The steps described in the first two sections will produce a mosaic. However, the scale range of Log-polar registration will restrict the size of images in the mosaic. In the paper outlining Log-polar registration (pdf), the authors claim up to 10X scale recovery. In this author’s experiments, scale was only recovered reliably up to 2X. This is due to the fact that we’re not registering images of the same objects/scene, but rather random library images. If we were doing traditional image registration, this would be equivalent to matching images with extreme warping/distortion. Therefore, using the image resolutions presented thus far, the smallest image in the mosaic would be the size of a target tile (1/3 of the mosaic size), scaled down by 1/2, or 1/6th the size of the target image. This means the “resolution” of the overall mosaic is low. We can only have relatively large matches (tiles), some of which may not match the target image very well. To create a “higher resolution” mosaic, one where smaller library images fill in target image details, we introduce higher “levels”.

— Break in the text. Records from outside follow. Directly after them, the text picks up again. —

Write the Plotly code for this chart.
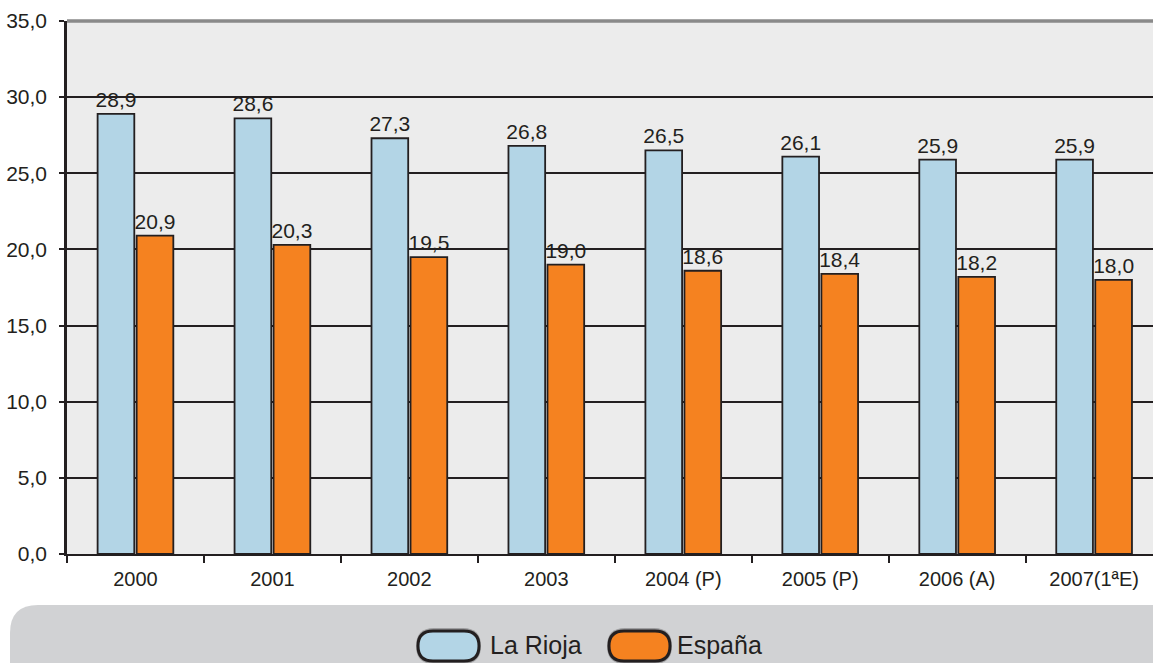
import plotly.graph_objects as go

categories = ["2000", "2001", "2002", "2003", "2004 (P)", "2005 (P)", "2006 (A)", "2007(1ªE)"]
series_names = ["La Rioja", "España"]
la_rioja = [28.9, 28.6, 27.3, 26.8, 26.5, 26.1, 25.9, 25.9]
espana = [20.9, 20.3, 19.5, 19.0, 18.6, 18.4, 18.2, 18.0]
y_ticks = [0, 5, 10, 15, 20, 25, 30, 35]

colors = ["#b3d5e6", "#f58220"]
FONT = "Liberation Sans, Arial, Helvetica, sans-serif"
W, H = 1153, 663
ML, MR, MT, MB = 67, 0, 21, 109
PW, PH = W - ML - MR, H - MT - MB

fig = go.Figure()
for name, vals, col in zip(series_names, [la_rioja, espana], colors):
    fig.add_trace(go.Bar(
        x=categories, y=vals, name=name,
        marker=dict(color=col, line=dict(color="#231f20", width=1.8)),
        text=vals, texttemplate="%{y:.1f}", textposition="outside",
        constraintext="none",
        textfont=dict(family=FONT, size=21, color="#231f20"),
        cliponaxis=False, showlegend=False,
    ))

fig.update_layout(
    width=W, height=H,
    margin=dict(l=ML, r=MR, t=MT, b=MB, pad=0),
    paper_bgcolor="white", plot_bgcolor="#ececec",
    separators=",.",
    barmode="group", bargap=0.43, bargroupgap=0.06,
    font=dict(family=FONT, size=21, color="#231f20"),
    uniformtext=dict(mode=False),
)
fig.update_xaxes(
    range=[-0.5, 7.43], showgrid=False,
    showline=True, linecolor="#231f20", linewidth=2,
    ticks="outside", tickson="boundaries", ticklen=7, tickwidth=2, tickcolor="#231f20",
    ticklabelstandoff=6,
    tickfont=dict(family=FONT, size=20, color="#231f20"),
)
fig.update_yaxes(
    range=[0, 35], tickvals=y_ticks, tickformat=".1f",
    showgrid=True, gridcolor="#231f20", gridwidth=1.5,
    showline=True, linecolor="#231f20", linewidth=2.5,
    ticks="outside", ticklen=5, tickwidth=2, tickcolor="#231f20",
    ticklabelstandoff=8,
    tickfont=dict(family=FONT, size=21, color="#231f20"),
    zeroline=False,
)

# top frame line (gray)
fig.add_shape(type="line", xref="paper", yref="paper", x0=0, x1=1, y0=1, y1=1,
              line=dict(color="#8a8a8a", width=3.5), layer="above")

# legend background: rounded gray box
def px2x(p):
    return (p - ML) / PW

def px2y(p):
    return (H - MB - p) / PH

x0, x1, y0, y1, r = 10, 1200, 605, 720, 28
path = (f"M {px2x(x0)},{px2y(y1)} L {px2x(x0)},{px2y(y0 + r)} "
        f"Q {px2x(x0)},{px2y(y0)} {px2x(x0 + r)},{px2y(y0)} "
        f"L {px2x(x1)},{px2y(y0)} L {px2x(x1)},{px2y(y1)} Z")
fig.add_shape(type="path", xref="paper", yref="paper", path=path,
              fillcolor="#d1d2d4", line=dict(width=0), layer="below")

def pill(xa, xb, ya, yb):
    rr = (yb - ya) / 2
    return (f"M {px2x(xa + rr)},{px2y(ya)} L {px2x(xb - rr)},{px2y(ya)} "
            f"Q {px2x(xb)},{px2y(ya)} {px2x(xb)},{px2y(ya + rr)} "
            f"Q {px2x(xb)},{px2y(yb)} {px2x(xb - rr)},{px2y(yb)} "
            f"L {px2x(xa + rr)},{px2y(yb)} "
            f"Q {px2x(xa)},{px2y(yb)} {px2x(xa)},{px2y(ya + rr)} "
            f"Q {px2x(xa)},{px2y(ya)} {px2x(xa + rr)},{px2y(ya)} Z")

legend_pos = [(418, 479, 488), (609, 670, 675)]
for name, col, (xa, xb, xt) in zip(series_names, colors, legend_pos):
    # soft shadow
    fig.add_shape(type="path", xref="paper", yref="paper", path=pill(xa - 2, xb + 2, 628, 664),
                  fillcolor="rgba(60,60,60,0.35)", line=dict(width=0))
    fig.add_shape(type="path", xref="paper", yref="paper", path=pill(xa, xb, 631, 661),
                  fillcolor=col, line=dict(color="#231f20", width=3))
    fig.add_annotation(xref="paper", yref="paper", x=px2x(xt), y=px2y(645),
                       text=name, showarrow=False, xanchor="left", yanchor="middle",
                       font=dict(family=FONT, size=25, color="#231f20"))

fig.write_html("out.html", config={"displayModeBar": False},
               post_script="document.body.style.margin='0';document.body.style.overflow='hidden';")
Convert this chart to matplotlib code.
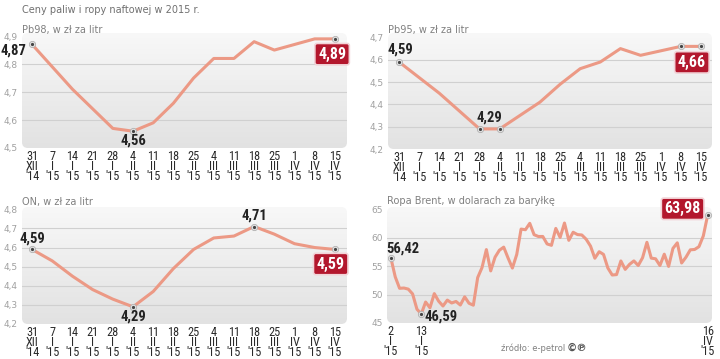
import matplotlib
matplotlib.use("Agg")
import matplotlib.pyplot as plt
import numpy as np
from matplotlib.colors import LinearSegmentedColormap
from matplotlib.patches import FancyBboxPatch
from matplotlib.ticker import FuncFormatter

# ---- dane ----
week_labels = ["31\nXII\n'14", "7\nI\n'15", "14\nI\n'15", "21\nI\n'15", "28\nI\n'15",
               "4\nII\n'15", "11\nII\n'15", "18\nII\n'15", "25\nII\n'15", "4\nIII\n'15",
               "11\nIII\n'15", "18\nIII\n'15", "25\nIII\n'15", "1\nIV\n'15", "8\nIV\n'15",
               "15\nIV\n'15"]

pb98 = [4.87, 4.79, 4.71, 4.64, 4.57, 4.56, 4.59, 4.66, 4.75, 4.82, 4.82, 4.88, 4.85, 4.87, 4.89, 4.89]
pb95 = [4.59, 4.52, 4.45, 4.37, 4.29, 4.29, 4.35, 4.41, 4.49, 4.56, 4.59, 4.65, 4.62, 4.64, 4.66, 4.66]
on = [4.59, 4.53, 4.45, 4.38, 4.33, 4.29, 4.37, 4.49, 4.59, 4.65, 4.66, 4.71, 4.67, 4.62, 4.60, 4.59]

brent = [56.42, 53.11, 51.10, 51.15, 50.96, 50.11, 47.43, 46.59, 48.69, 47.67, 50.17, 48.84,
         47.99, 49.03, 48.52, 48.79, 48.16, 49.60, 48.47, 48.13, 52.99,
         54.75, 57.91, 54.16, 56.57, 57.80, 58.34, 56.43, 54.66, 57.05, 61.52, 61.40, 62.53,
         60.53, 60.21, 60.22, 58.90, 58.66, 61.63, 60.05, 62.58,
         59.54, 60.96, 60.55, 60.48, 59.73, 58.53, 56.39, 57.54, 57.06, 54.67, 53.44, 53.51,
         55.91, 54.43, 55.32, 55.92, 55.11, 56.48, 59.19, 56.41, 56.29, 55.11,
         57.10, 54.95, 58.12, 59.10, 55.55, 56.57, 57.87, 57.93, 58.43, 60.32, 63.98]
brent_ticks = [0, 7, 73]
brent_labels = ["2\nI\n'15", "13\nI\n'15", "16\nIV\n'15"]

LINE = "#ec9985"
RED = "#b3172d"
COND = ["Liberation Sans Narrow", "Roboto Condensed", "DejaVu Sans"]
bg_cmap = LinearSegmentedColormap.from_list("bg", ["#e2e2e2", "#f8f8f8"])

fig = plt.figure(figsize=(7.2, 3.59), dpi=100)
W, H = 720, 359


def make_ax(x0, y0, x1, y1):
    # współrzędne w pikselach obrazka (y od góry)
    return fig.add_axes([x0 / W, 1 - y1 / H, (x1 - x0) / W, (y1 - y0) / H])


def style_ax(ax, ylim, yticks, xlim, xticks, xlabels, fmt):
    ax.set_facecolor("none")
    for s in ax.spines.values():
        s.set_visible(False)
    bbox = ax.get_position()
    aspect = (bbox.width * W) / (bbox.height * H)
    patch = FancyBboxPatch((0, 0), 1, 1, boxstyle="round,pad=0,rounding_size=0.018",
                           mutation_aspect=aspect, transform=ax.transAxes,
                           fc="none", ec="none")
    ax.add_patch(patch)
    grad = np.linspace(0, 1, 256).reshape(-1, 1)
    im = ax.imshow(grad, extent=[0, 1, 0, 1], transform=ax.transAxes, aspect="auto",
                   cmap=bg_cmap, origin="lower", zorder=0)
    im.set_clip_path(patch)
    for yv in yticks[1:-1]:
        ax.axhline(yv, color="#d0d0d0", lw=0.8, zorder=1)
    ax.set_ylim(*ylim)
    ax.set_xlim(*xlim)
    ax.set_yticks(yticks)
    ax.yaxis.set_major_formatter(FuncFormatter(fmt))
    ax.set_xticks(xticks)
    ax.set_xticklabels(xlabels, family=COND, fontsize=8.8, color="#2a2a2a", linespacing=0.72)
    ax.tick_params(axis="both", length=0)
    ax.tick_params(axis="x", pad=1.5)
    ax.tick_params(axis="y", pad=3, labelsize=6.5, labelcolor="#a0a0a0")


def marker(ax, x, y):
    ax.plot(x, y, "o", ms=4.5, mfc="#e4e4e4", mec="#b0b0b0", mew=0.6, zorder=4)
    ax.plot(x, y, "o", ms=1.3, color="#444444", zorder=5)


def label(ax, x, y, txt, dx, dy, ha="center"):
    ax.annotate(txt, (x, y), xytext=(dx, dy), textcoords="offset points", ha=ha,
                va="center", family=COND, fontweight="bold", fontsize=10.5,
                color="#222222", zorder=6)


def red_label(ax, x, y, txt, dx, dy):
    ax.annotate(txt, (x, y), xytext=(dx, dy), textcoords="offset points", ha="center",
                va="center", family=COND, fontweight="bold", fontsize=11.5, color="white",
                zorder=7,
                bbox=dict(boxstyle="round,pad=0.2,rounding_size=0.15", fc=RED,
                          ec="#f2d3d7", lw=1.2))


fmt1 = lambda v, p: f"{v:.1f}".replace(".", ",")
fmt0 = lambda v, p: f"{v:.0f}"
fmt2 = lambda v: f"{v:.2f}".replace(".", ",")
idx = np.arange(len(week_labels))

fig.text(22 / W, 1 - 10 / H, "Ceny paliw i ropy naftowej w 2015 r.", fontsize=7,
         color="#707070", va="center", ha="left")

# ---- Pb98 ----
ax1 = make_ax(22, 33, 347, 148)
style_ax(ax1, (4.5, 4.911), [4.5, 4.6, 4.7, 4.8, 4.9], (-0.5, 15.6), idx, week_labels, fmt1)
ax1.plot(idx, pb98, color=LINE, lw=2.2, zorder=3, solid_capstyle="round")
for i in (0, 5, 15):
    marker(ax1, i, pb98[i])
label(ax1, 0, pb98[0], fmt2(pb98[0]), -4, -4.5, ha="right")
label(ax1, 5, pb98[5], fmt2(pb98[5]), 0, -6.5)
red_label(ax1, 15, pb98[15], fmt2(pb98[15]), -2, -11)
fig.text(22 / W, 1 - 30 / H, "Pb98, w zł za litr", fontsize=7, color="#808080", va="center")

# ---- Pb95 ----
ax2 = make_ax(388, 33, 712, 149)
style_ax(ax2, (4.2, 4.72), [4.2, 4.3, 4.4, 4.5, 4.6, 4.7], (-0.55, 15.55), idx, week_labels, fmt1)
ax2.plot(idx, pb95, color=LINE, lw=2.2, zorder=3, solid_capstyle="round")
for i in (0, 4, 5, 14, 15):
    marker(ax2, i, pb95[i])
label(ax2, 0, pb95[0], fmt2(pb95[0]), 1, 9)
label(ax2, 4.5, pb95[4], fmt2(pb95[4]), 0, 8)
red_label(ax2, 15, pb95[15], fmt2(pb95[15]), -6.5, -11.5)
fig.text(388 / W, 1 - 30 / H, "Pb95, w zł za litr", fontsize=7, color="#808080", va="center")

# ---- ON ----
ax3 = make_ax(22, 207, 347, 324)
style_ax(ax3, (4.2, 4.812), [4.2, 4.3, 4.4, 4.5, 4.6, 4.7, 4.8], (-0.5, 15.6), idx, week_labels, fmt1)
ax3.plot(idx, on, color=LINE, lw=2.2, zorder=3, solid_capstyle="round")
for i in (0, 5, 11, 15):
    marker(ax3, i, on[i])
label(ax3, 0, on[0], fmt2(on[0]), 0, 7.5)
label(ax3, 5, on[5], fmt2(on[5]), 0, -7)
label(ax3, 11, on[11], fmt2(on[11]), 0, 8)
red_label(ax3, 15, on[15], fmt2(on[15]), -3, -10.5)
fig.text(22 / W, 1 - 202 / H, "ON, w zł za litr", fontsize=7, color="#808080", va="center")

# ---- Brent ----
bidx = np.arange(len(brent))
ax4 = make_ax(387, 207, 712, 323)
style_ax(ax4, (45, 65.4), [45, 50, 55, 60, 65], (-0.9, 74.0), brent_ticks, brent_labels, fmt0)
ax4.plot(bidx, brent, color=LINE, lw=2.2, zorder=3, solid_joinstyle="round")
for i in (0, 7, 73):
    marker(ax4, i, brent[i])
label(ax4, 0, brent[0], fmt2(brent[0]), -3, 7, ha="left")
label(ax4, 7, brent[7], fmt2(brent[7]), 2.5, -2, ha="left")
red_label(ax4, 73, brent[73], fmt2(brent[73]), -18, 4.5)
fig.text(387 / W, 1 - 201 / H, "Ropa Brent, w dolarach za baryłkę", fontsize=7, color="#808080",
         va="center")

fig.text(533 / W, 1 - 348 / H, "źródło: e-petrol", fontsize=6, color="#808080", ha="center",
         va="center")
fig.text(577 / W, 1 - 348 / H, "©℗", fontsize=7.5, color="#555555", ha="center", va="center",
         fontweight="bold")

fig.savefig("out.png", dpi=100)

Essentially, at each level we repeat the same algorithm steps, but start with a higher resolution “lowest resolution” target. At level one (L1), we use the 8x8 “lowest resolution” target image, as illustrated in Figure 3. For level 2 (L2), we start with a 16x16 lowest resolution target image, as illustrated in Figure 5. This does not change the resolutions used in Log-polar registration. The 16x16 lowest resolution image is still treated as if it were created from 8x8 tiles. There are just more 8x8 tiles to evaluate now, and those tiles are smaller relative to the actual size of the overall mosaic. Again, we create higher resolution versions of the target image from the lowest resolution image (8x8, 16x16....down to 128x128). At higher levels, the reference target images are simply larger.

Alt text

Figure 5: cropping of example "target tile" at 8x8 resolution

Figure 6 shows another way to visualize levels. At level 1 (L1), the size of the 8x8 target tiles registered are the size of the entire image. At L2, the 8x8 images registered are 1/4th the size of the entire image. At L3, they are 1/16th. At L4, 1/32, etc., as illustrated by the nested squares. In all, there are eight levels. This allows Fractal Mosaics to place very small images, if desired.

Alt text

Figure 6: levels represented as grid.

Error Thresholds

The error thresholds that determine if a library image gets passed to the next resolution are a function of level and resolution. These were determined empirically. At lower resolutions, the threshold is higher. This is because the rms error can fluctuate significantly between 8x8 and 128x128, and we don’t want to prematurely filter out good matches. All thresholds are calculated relative to a baseline value, stored in the ‘bias_floor’ variable. As explained in the Variables page, this is the main way to control the “resolution” of the overall mosaic. Raise the ‘bias_floor’, and Fractal Mosaics will permit larger matches, which may not match the target image as well. Lowering ‘bias_floor’ will create a mosaic with smaller images that more closely match the target image.